Chief Justice John G. Roberts Jr., writing for the majority, said that the exclusion of evidence should be a last resort and that judges should use a sliding scale in deciding whether particular misconduct by the police warranted suppressing the evidence they had found. (This is the approach used in places like Canada, Australia, and the European Union.)

"To trigger the exclusionary rule," Roberts wrote, "police conduct must be sufficiently deliberate that exclusion can meaningfully deter it, and sufficiently culpable that such deterrence is worth the price paid by the justice system."

That price, the Chief Justice wrote, "is, of course, letting guilty and possibly dangerous defendants go free."

Justice Ruth Bader Ginsburg, writing for the dissent, argued that the exclusionary rule protects defendants' rights and prevents judicial complicity in "official lawlessness."

The ruling could have broad consequences, says Craig M. Bradley, a law professor at Indiana University. "It may well be," he says, "that courts will take this as a green light to ignore police negligence all over the place."



BEFORE THE VOTING RIGHTS ACT, many blacks in the South, like this woman in Baton Rouge, La., in 1964, were forced to take literacy tests before being allowed to register to vote.

Is a measure designed to protect against discrimination at the polls still relevant? That's the question the Supreme Court is considering in a case that seeks to end a central provision of the Voting Rights Act of 1965.

The Court will determine whether nine states (and additional localities in seven other states) with a history of discrimination against blacks and other minorities will still need to get permission, or "pre-clearance" from the federal government before making any changes that affect voting.

The plaintiff in the case, a Texas municipal utility district, argues that the requirement is no longer necessary after more than four decades of progress toward racial equality that culminated in the 2008 election of the nation's first black President.

The Court's decision in the case, Northwest Austin Municipal Utility District Number One v. Mukasey, may have significant consequences for elections in 16 states.

"This could be the biggest election-law case on the Court's docket since Bush v.
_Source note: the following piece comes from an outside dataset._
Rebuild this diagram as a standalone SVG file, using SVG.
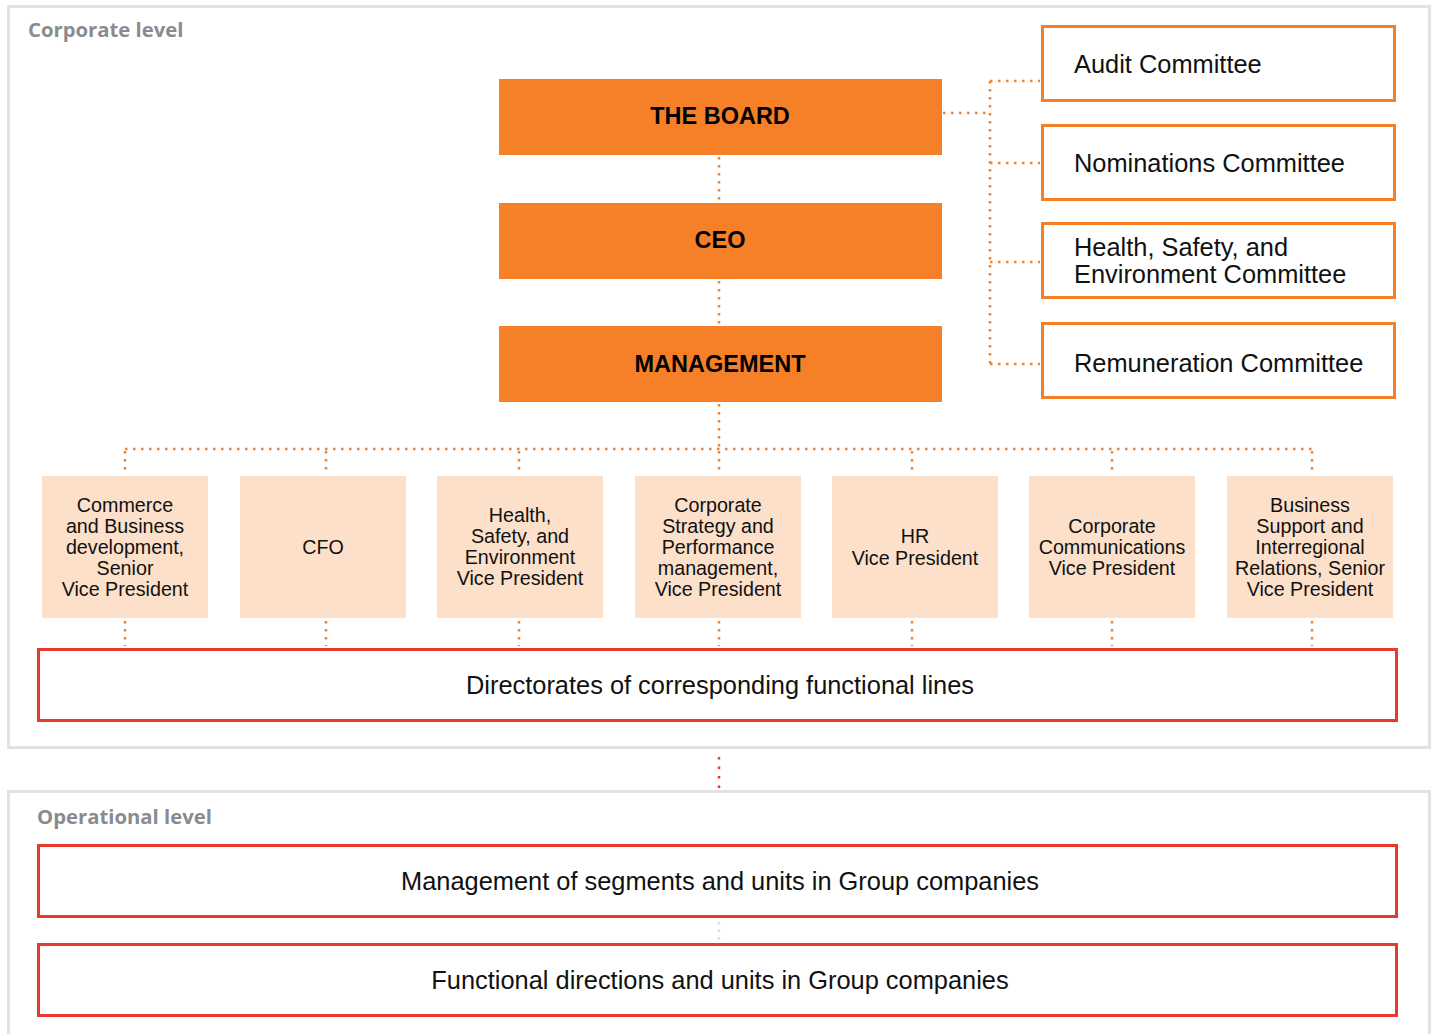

Gore," says Richard L. Hasen, a professor at Loyola Law School in Los Angeles, referring to the ruling that effectively decided the outcome of the 2000 election between AI Gore and George W. Bush.

The pre-clearance requirement applies to nine states--Alabama, Alaska, Arizona, Georgia, Louisiana, Mississippi, South Carolina, Texas, and Virginia--and to scores of counties and municipalities in other states that Congress found had a history of discrimination at the polls. …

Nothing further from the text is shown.